--- Start of Data segment ---
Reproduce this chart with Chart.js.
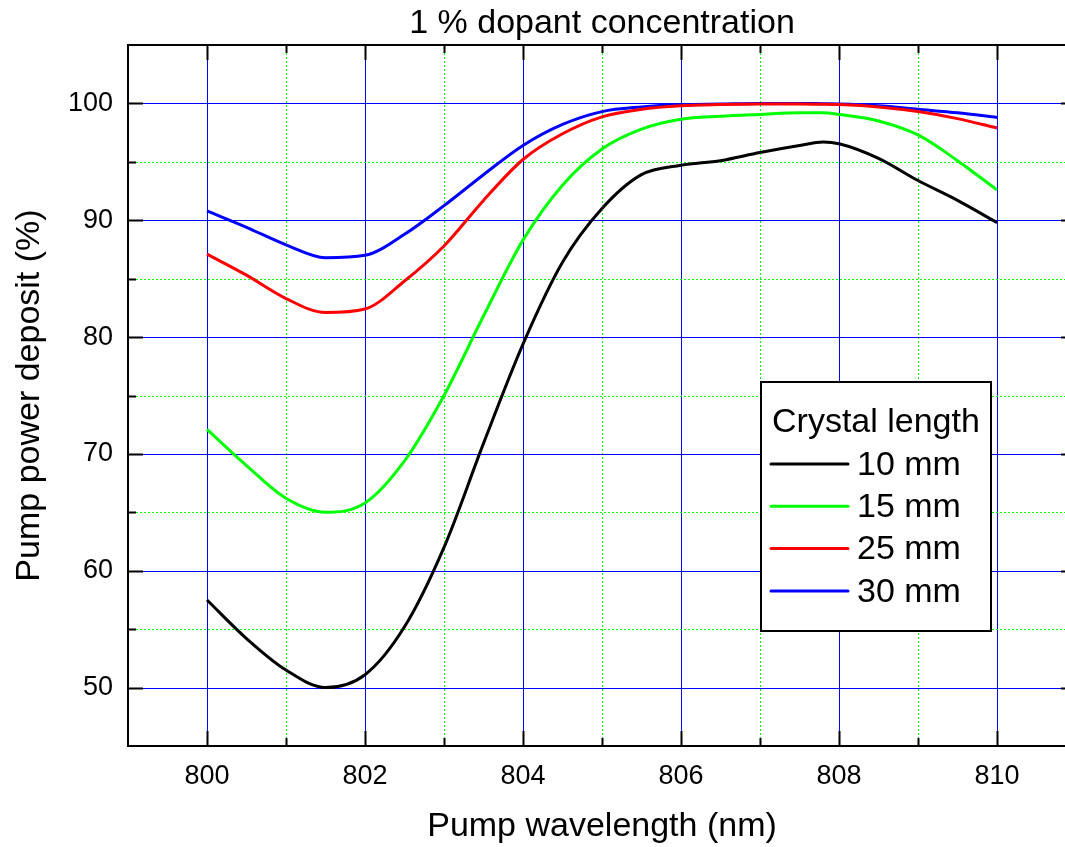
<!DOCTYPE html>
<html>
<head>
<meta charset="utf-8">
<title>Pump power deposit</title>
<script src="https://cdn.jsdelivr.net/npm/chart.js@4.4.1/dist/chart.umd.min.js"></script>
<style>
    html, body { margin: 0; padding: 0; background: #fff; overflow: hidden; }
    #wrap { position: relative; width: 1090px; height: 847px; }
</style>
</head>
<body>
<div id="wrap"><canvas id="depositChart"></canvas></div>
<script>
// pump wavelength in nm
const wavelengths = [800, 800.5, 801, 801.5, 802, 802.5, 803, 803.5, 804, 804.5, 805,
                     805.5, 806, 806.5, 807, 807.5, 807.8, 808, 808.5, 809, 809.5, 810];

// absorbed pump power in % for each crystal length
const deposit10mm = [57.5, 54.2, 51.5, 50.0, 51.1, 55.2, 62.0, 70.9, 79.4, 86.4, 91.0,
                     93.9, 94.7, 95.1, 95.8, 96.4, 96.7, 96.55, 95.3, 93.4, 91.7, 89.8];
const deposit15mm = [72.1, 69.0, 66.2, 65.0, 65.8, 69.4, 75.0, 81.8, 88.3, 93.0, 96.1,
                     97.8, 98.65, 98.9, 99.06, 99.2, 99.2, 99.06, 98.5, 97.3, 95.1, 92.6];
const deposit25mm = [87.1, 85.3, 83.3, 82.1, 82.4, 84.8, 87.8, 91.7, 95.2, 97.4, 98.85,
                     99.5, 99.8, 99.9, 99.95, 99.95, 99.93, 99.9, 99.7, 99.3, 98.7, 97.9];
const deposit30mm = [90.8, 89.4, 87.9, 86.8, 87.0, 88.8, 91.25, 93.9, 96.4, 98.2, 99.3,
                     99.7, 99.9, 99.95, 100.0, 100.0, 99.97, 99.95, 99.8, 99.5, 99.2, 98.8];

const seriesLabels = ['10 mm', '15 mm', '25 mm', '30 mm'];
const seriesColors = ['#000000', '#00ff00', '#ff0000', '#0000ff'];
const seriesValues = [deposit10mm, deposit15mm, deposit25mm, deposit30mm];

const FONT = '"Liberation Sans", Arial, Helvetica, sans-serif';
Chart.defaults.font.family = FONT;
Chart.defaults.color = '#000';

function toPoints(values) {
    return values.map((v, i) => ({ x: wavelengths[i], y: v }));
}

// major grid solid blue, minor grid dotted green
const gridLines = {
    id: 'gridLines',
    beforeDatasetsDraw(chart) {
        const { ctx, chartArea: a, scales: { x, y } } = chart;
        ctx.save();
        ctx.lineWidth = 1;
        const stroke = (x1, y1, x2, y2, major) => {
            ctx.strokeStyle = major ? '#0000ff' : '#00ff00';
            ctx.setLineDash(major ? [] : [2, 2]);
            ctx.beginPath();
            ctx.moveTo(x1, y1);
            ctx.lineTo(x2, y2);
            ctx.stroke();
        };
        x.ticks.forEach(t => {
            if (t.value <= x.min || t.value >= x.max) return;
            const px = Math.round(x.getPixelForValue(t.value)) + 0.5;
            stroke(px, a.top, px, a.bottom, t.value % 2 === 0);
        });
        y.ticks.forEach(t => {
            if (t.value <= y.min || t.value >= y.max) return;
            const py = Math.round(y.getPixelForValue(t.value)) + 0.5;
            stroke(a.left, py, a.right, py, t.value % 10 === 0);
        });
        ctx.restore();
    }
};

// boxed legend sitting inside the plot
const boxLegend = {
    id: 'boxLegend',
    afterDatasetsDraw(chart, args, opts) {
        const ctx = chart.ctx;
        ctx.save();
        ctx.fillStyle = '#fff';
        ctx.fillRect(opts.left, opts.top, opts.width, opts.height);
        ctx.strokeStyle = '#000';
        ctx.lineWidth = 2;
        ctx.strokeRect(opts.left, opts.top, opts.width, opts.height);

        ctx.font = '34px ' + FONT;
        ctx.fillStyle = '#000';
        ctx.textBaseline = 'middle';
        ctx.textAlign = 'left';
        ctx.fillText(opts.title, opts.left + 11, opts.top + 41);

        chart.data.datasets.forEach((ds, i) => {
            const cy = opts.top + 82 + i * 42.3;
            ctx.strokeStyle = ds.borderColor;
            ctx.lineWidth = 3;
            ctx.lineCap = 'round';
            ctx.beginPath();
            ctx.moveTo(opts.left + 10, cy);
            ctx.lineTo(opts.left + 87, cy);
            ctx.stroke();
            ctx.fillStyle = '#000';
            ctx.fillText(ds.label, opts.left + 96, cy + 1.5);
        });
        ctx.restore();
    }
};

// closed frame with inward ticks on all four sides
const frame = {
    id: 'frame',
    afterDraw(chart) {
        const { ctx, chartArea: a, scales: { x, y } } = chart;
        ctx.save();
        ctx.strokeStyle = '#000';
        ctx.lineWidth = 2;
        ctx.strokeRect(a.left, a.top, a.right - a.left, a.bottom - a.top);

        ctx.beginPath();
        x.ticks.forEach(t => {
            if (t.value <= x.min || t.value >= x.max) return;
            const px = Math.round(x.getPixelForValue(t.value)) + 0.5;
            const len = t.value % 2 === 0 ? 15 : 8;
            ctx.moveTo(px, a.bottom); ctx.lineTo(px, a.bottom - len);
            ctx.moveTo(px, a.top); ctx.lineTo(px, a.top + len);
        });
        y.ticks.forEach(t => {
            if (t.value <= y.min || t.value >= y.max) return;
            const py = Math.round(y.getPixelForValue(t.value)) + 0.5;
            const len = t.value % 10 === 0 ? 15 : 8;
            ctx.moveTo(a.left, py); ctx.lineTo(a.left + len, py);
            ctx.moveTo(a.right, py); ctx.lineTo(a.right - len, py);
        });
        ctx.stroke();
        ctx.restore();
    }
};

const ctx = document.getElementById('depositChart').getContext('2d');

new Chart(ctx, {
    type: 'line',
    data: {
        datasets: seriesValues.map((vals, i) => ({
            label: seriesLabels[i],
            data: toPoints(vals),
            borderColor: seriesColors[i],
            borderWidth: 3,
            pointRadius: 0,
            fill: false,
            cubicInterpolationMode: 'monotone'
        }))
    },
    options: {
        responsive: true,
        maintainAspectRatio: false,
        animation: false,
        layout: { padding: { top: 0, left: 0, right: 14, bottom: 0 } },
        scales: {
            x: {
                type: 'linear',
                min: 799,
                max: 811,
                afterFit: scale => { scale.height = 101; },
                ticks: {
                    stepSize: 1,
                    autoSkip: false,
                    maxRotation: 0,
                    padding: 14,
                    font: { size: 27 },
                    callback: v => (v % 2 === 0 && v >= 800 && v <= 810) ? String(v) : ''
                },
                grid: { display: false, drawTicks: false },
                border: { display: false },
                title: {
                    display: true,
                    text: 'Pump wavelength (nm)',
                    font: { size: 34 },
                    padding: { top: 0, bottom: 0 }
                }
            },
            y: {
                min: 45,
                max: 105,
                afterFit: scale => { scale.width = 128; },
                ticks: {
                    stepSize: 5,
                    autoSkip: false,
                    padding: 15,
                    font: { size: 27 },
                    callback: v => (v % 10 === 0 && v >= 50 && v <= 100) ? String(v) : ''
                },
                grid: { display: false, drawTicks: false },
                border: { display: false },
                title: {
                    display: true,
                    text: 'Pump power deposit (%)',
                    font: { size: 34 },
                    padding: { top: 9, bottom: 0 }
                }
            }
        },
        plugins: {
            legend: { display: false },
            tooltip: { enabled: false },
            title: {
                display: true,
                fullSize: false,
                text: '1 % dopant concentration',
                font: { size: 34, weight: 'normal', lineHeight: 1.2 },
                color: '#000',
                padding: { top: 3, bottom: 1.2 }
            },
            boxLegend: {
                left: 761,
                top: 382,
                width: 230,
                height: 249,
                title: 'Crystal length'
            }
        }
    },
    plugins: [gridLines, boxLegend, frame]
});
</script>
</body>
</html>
--- End of Data segment ---
## Objective
From the listing, extract all text exactly as given and drop any picture.

## Correct response
Reproduce this chart with Chart.js.
<!DOCTYPE html>
<html>
<head>
<meta charset="utf-8">
<title>Pump power deposit</title>
<script src="https://cdn.jsdelivr.net/npm/chart.js@4.4.1/dist/chart.umd.min.js"></script>
<style>
    html, body { margin: 0; padding: 0; background: #fff; overflow: hidden; }
    #wrap { position: relative; width: 1090px; height: 847px; }
</style>
</head>
<body>
<div id="wrap"><canvas id="depositChart"></canvas></div>
<script>
// pump wavelength in nm
const wavelengths = [800, 800.5, 801, 801.5, 802, 802.5, 803, 803.5, 804, 804.5, 805,
                     805.5, 806, 806.5, 807, 807.5, 807.8, 808, 808.5, 809, 809.5, 810];

// absorbed pump power in % for each crystal length
const deposit10mm = [57.5, 54.2, 51.5, 50.0, 51.1, 55.2, 62.0, 70.9, 79.4, 86.4, 91.0,
                     93.9, 94.7, 95.1, 95.8, 96.4, 96.7, 96.55, 95.3, 93.4, 91.7, 89.8];
const deposit15mm = [72.1, 69.0, 66.2, 65.0, 65.8, 69.4, 75.0, 81.8, 88.3, 93.0, 96.1,
                     97.8, 98.65, 98.9, 99.06, 99.2, 99.2, 99.06, 98.5, 97.3, 95.1, 92.6];
const deposit25mm = [87.1, 85.3, 83.3, 82.1, 82.4, 84.8, 87.8, 91.7, 95.2, 97.4, 98.85,
                     99.5, 99.8, 99.9, 99.95, 99.95, 99.93, 99.9, 99.7, 99.3, 98.7, 97.9];
const deposit30mm = [90.8, 89.4, 87.9, 86.8, 87.0, 88.8, 91.25, 93.9, 96.4, 98.2, 99.3,
                     99.7, 99.9, 99.95, 100.0, 100.0, 99.97, 99.95, 99.8, 99.5, 99.2, 98.8];

const seriesLabels = ['10 mm', '15 mm', '25 mm', '30 mm'];
const seriesColors = ['#000000', '#00ff00', '#ff0000', '#0000ff'];
const seriesValues = [deposit10mm, deposit15mm, deposit25mm, deposit30mm];

const FONT = '"Liberation Sans", Arial, Helvetica, sans-serif';
Chart.defaults.font.family = FONT;
Chart.defaults.color = '#000';

function toPoints(values) {
    return values.map((v, i) => ({ x: wavelengths[i], y: v }));
}

// major grid solid blue, minor grid dotted green
const gridLines = {
    id: 'gridLines',
    beforeDatasetsDraw(chart) {
        const { ctx, chartArea: a, scales: { x, y } } = chart;
        ctx.save();
        ctx.lineWidth = 1;
        const stroke = (x1, y1, x2, y2, major) => {
            ctx.strokeStyle = major ? '#0000ff' : '#00ff00';
            ctx.setLineDash(major ? [] : [2, 2]);
            ctx.beginPath();
            ctx.moveTo(x1, y1);
            ctx.lineTo(x2, y2);
            ctx.stroke();
        };
        x.ticks.forEach(t => {
            if (t.value <= x.min || t.value >= x.max) return;
            const px = Math.round(x.getPixelForValue(t.value)) + 0.5;
            stroke(px, a.top, px, a.bottom, t.value % 2 === 0);
        });
        y.ticks.forEach(t => {
            if (t.value <= y.min || t.value >= y.max) return;
            const py = Math.round(y.getPixelForValue(t.value)) + 0.5;
            stroke(a.left, py, a.right, py, t.value % 10 === 0);
        });
        ctx.restore();
    }
};

// boxed legend sitting inside the plot
const boxLegend = {
    id: 'boxLegend',
    afterDatasetsDraw(chart, args, opts) {
        const ctx = chart.ctx;
        ctx.save();
        ctx.fillStyle = '#fff';
        ctx.fillRect(opts.left, opts.top, opts.width, opts.height);
        ctx.strokeStyle = '#000';
        ctx.lineWidth = 2;
        ctx.strokeRect(opts.left, opts.top, opts.width, opts.height);

        ctx.font = '34px ' + FONT;
        ctx.fillStyle = '#000';
        ctx.textBaseline = 'middle';
        ctx.textAlign = 'left';
        ctx.fillText(opts.title, opts.left + 11, opts.top + 41);

        chart.data.datasets.forEach((ds, i) => {
            const cy = opts.top + 82 + i * 42.3;
            ctx.strokeStyle = ds.borderColor;
            ctx.lineWidth = 3;
            ctx.lineCap = 'round';
            ctx.beginPath();
            ctx.moveTo(opts.left + 10, cy);
            ctx.lineTo(opts.left + 87, cy);
            ctx.stroke();
            ctx.fillStyle = '#000';
            ctx.fillText(ds.label, opts.left + 96, cy + 1.5);
        });
        ctx.restore();
    }
};

// closed frame with inward ticks on all four sides
const frame = {
    id: 'frame',
    afterDraw(chart) {
        const { ctx, chartArea: a, scales: { x, y } } = chart;
        ctx.save();
        ctx.strokeStyle = '#000';
        ctx.lineWidth = 2;
        ctx.strokeRect(a.left, a.top, a.right - a.left, a.bottom - a.top);

        ctx.beginPath();
        x.ticks.forEach(t => {
            if (t.value <= x.min || t.value >= x.max) return;
            const px = Math.round(x.getPixelForValue(t.value)) + 0.5;
            const len = t.value % 2 === 0 ? 15 : 8;
            ctx.moveTo(px, a.bottom); ctx.lineTo(px, a.bottom - len);
            ctx.moveTo(px, a.top); ctx.lineTo(px, a.top + len);
        });
        y.ticks.forEach(t => {
            if (t.value <= y.min || t.value >= y.max) return;
            const py = Math.round(y.getPixelForValue(t.value)) + 0.5;
            const len = t.value % 10 === 0 ? 15 : 8;
            ctx.moveTo(a.left, py); ctx.lineTo(a.left + len, py);
            ctx.moveTo(a.right, py); ctx.lineTo(a.right - len, py);
        });
        ctx.stroke();
        ctx.restore();
    }
};

const ctx = document.getElementById('depositChart').getContext('2d');

new Chart(ctx, {
    type: 'line',
    data: {
        datasets: seriesValues.map((vals, i) => ({
            label: seriesLabels[i],
            data: toPoints(vals),
            borderColor: seriesColors[i],
            borderWidth: 3,
            pointRadius: 0,
            fill: false,
            cubicInterpolationMode: 'monotone'
        }))
    },
    options: {
        responsive: true,
        maintainAspectRatio: false,
        animation: false,
        layout: { padding: { top: 0, left: 0, right: 14, bottom: 0 } },
        scales: {
            x: {
                type: 'linear',
                min: 799,
                max: 811,
                afterFit: scale => { scale.height = 101; },
                ticks: {
                    stepSize: 1,
                    autoSkip: false,
                    maxRotation: 0,
                    padding: 14,
                    font: { size: 27 },
                    callback: v => (v % 2 === 0 && v >= 800 && v <= 810) ? String(v) : ''
                },
                grid: { display: false, drawTicks: false },
                border: { display: false },
                title: {
                    display: true,
                    text: 'Pump wavelength (nm)',
                    font: { size: 34 },
                    padding: { top: 0, bottom: 0 }
                }
            },
            y: {
                min: 45,
                max: 105,
                afterFit: scale => { scale.width = 128; },
                ticks: {
                    stepSize: 5,
                    autoSkip: false,
                    padding: 15,
                    font: { size: 27 },
                    callback: v => (v % 10 === 0 && v >= 50 && v <= 100) ? String(v) : ''
                },
                grid: { display: false, drawTicks: false },
                border: { display: false },
                title: {
                    display: true,
                    text: 'Pump power deposit (%)',
                    font: { size: 34 },
                    padding: { top: 9, bottom: 0 }
                }
            }
        },
        plugins: {
            legend: { display: false },
            tooltip: { enabled: false },
            title: {
                display: true,
                fullSize: false,
                text: '1 % dopant concentration',
                font: { size: 34, weight: 'normal', lineHeight: 1.2 },
                color: '#000',
                padding: { top: 3, bottom: 1.2 }
            },
            boxLegend: {
                left: 761,
                top: 382,
                width: 230,
                height: 249,
                title: 'Crystal length'
            }
        }
    },
    plugins: [gridLines, boxLegend, frame]
});
</script>
</body>
</html>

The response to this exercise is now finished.